摘要:
本文将无限大激波阵面的激波不稳定性理论[1]推广到矩形截面管道内的激波不稳定性问题.首先,给出这个问题的数学提法,包括扰动方程与三类边界条件.其次,给出扰动方程的普遍解.上游和下游的普遍解分别含有5个待定常数.再次,在一类边界条件和一个假定下,证明了激波前扰动为0,激波后两个声扰动之一为0.边界条件是,X→±∞处扰动物理量为0.假定只讨论激波不稳定性问题,从而可先设ω=iγ,γ是不稳定性增长率,为正实数.另一类边界条件是管壁上法向速度扰动为0,它使波数只能取一组离散值.最后,用扰动激波上的5个守恒方程这一边界条件来决定激波后4个待定常数和扰动激波振幅这个未知量时,导出了色散关系.结果表明,正实数γ确是存在.不稳定激波有两种模式,一种模式为γ=-W·k(W<0)它代表激波的绝对不稳定性,是新得到的模式.另一种模式与过去工作中给出的[2,3]大体相同.本文则进一步给出了这种模式的激波不稳定性增长率,并指出j2((∂V/∂P)H=1+2M为最不稳定点(即无量纲化的不稳定性增长率Г=∞).如果不假定ω是纯虚数,而是复数,其虚部为正实数Im(ω)≥0.本文也严格证明了其不稳定性判据仍有两种模式,ω仍为纯虚数.
Abstract:
The instability theory of shock wave was extended from the case with an infinite to the case of a channel with a rectangular cross section. First, the mathematical formulation of the problem was given which included a system of disturbed equations and three kinds of boundary conditions. Then, the general solutions of the equations upstream and downstream were given and each contained five constants to be determined. Thirdly, under one boundary condition and one assumption, it was proved that all of the disturbances in front of the shock front and one of the two acoustic disturbances behind the shock front should be zero. The boundary condition was that all of the disturbed physical quantities should approach to zero at infinity. The assumption was that only the unstable shock wave was concerned here. So it was reasonable to assume, ω=iY. Ywas the instability growth rate and was a positive real number. Another kind of boundary conditions was that the normal disturbed velocities should be zero at the solid wall of the channel, and it led to the result that the wave number of disturbances could only be a set of discrete values.

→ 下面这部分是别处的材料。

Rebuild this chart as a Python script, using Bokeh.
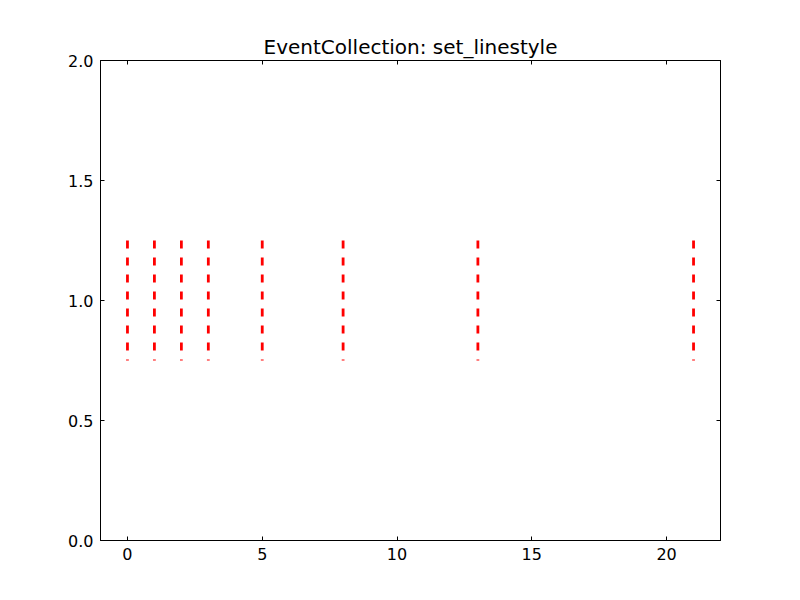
from bokeh.plotting import figure
from bokeh.models import LinearAxis, FixedTicker, NumeralTickFormatter, Range1d, Title
from bokeh.embed import file_html
from bokeh.resources import INLINE

# data
positions = [0, 1, 2, 3, 5, 8, 13, 21]
lineoffset = 1.0
linelength = 0.5
x_ticks = [0, 5, 10, 15, 20]
y_ticks = [0.0, 0.5, 1.0, 1.5, 2.0]
title_text = "EventCollection: set_linestyle"

FONT = "DejaVu Sans"

p = figure(width=800, height=600, output_backend="svg", toolbar_location=None,
           x_range=Range1d(-1, 22), y_range=Range1d(0, 2),
           min_border_left=100, min_border_right=80, min_border_top=60, min_border_bottom=60)
p.title = None

p.xgrid.visible = False
p.ygrid.visible = False
p.outline_line_color = "black"
p.outline_line_width = 1
p.background_fill_color = "white"
p.border_fill_color = "white"

y0 = [lineoffset + linelength / 2] * len(positions)
y1 = [lineoffset - linelength / 2] * len(positions)
p.segment(x0=positions, y0=y0, x1=positions, y1=y1, line_color="red", line_width=2.8,
          line_dash="8 9", line_cap="butt")

def style(ax, labels=True, ticks=None):
    ax.axis_line_color = "black"
    ax.axis_line_width = 1
    ax.major_tick_in = 4
    ax.major_tick_out = 0
    ax.minor_tick_line_color = None
    ax.major_tick_line_color = "black"
    ax.major_label_text_font = FONT
    ax.major_label_text_color = "black"
    ax.major_label_text_font_size = "16px"
    if labels:
        ax.major_label_standoff = 7
    else:
        ax.major_label_standoff = 0
        ax.major_label_overrides = {t: "" for t in ticks}

xb = p.xaxis[0]
yl = p.yaxis[0]
xb.ticker = FixedTicker(ticks=x_ticks)
yl.ticker = FixedTicker(ticks=y_ticks)
yl.formatter = NumeralTickFormatter(format="0.0")
style(xb)
style(yl)

xt = LinearAxis(ticker=FixedTicker(ticks=x_ticks))
yr = LinearAxis(ticker=FixedTicker(ticks=y_ticks))
style(xt, labels=False, ticks=x_ticks)
style(yr, labels=False, ticks=y_ticks)
p.add_layout(xt, "above")
p.add_layout(yr, "right")
p.add_layout(Title(text=title_text, align="center", text_font=FONT, text_font_size="20px",
                   text_font_style="normal", text_color="black", standoff=4), "above")

open("out.html", "w").write(file_html(p, INLINE))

Finally, a total of five conservation equations across the disturbed shock front was the third kind of boundary conditions which was used to determine the remained four undetermined constants downstream and an undetermined constant representing the amplitude of disturbed shock front. Then a dispersion relation was derived. The results show that a positive real γ does exist, so the assumption made above is self-consistent, and there are two modes, instead of one, for unstable shock. One mode corresponds to γ=-W·k(W<0) It is a newly discovered mode and represents an absolute instability of shock. The instability criterion derived from another mode is nearly the same as the one obtained in [2, 3], in addition, its growth rate is newly derived in this paper, and on this basis, it is further pointed out that at j2(∂v/∂p)H=1+2M the shock wave is most unstable, i.e. its nondimensional growth rate Γ=∞ If ω is assumed to be a complex number with Im(ω≥0) instead of being assumed a pure imaginary number at the beginning, it can be proved in Section V that there are still two modes for the instability criteria, besides, the roots ω of the dispersion equation are still imaginary.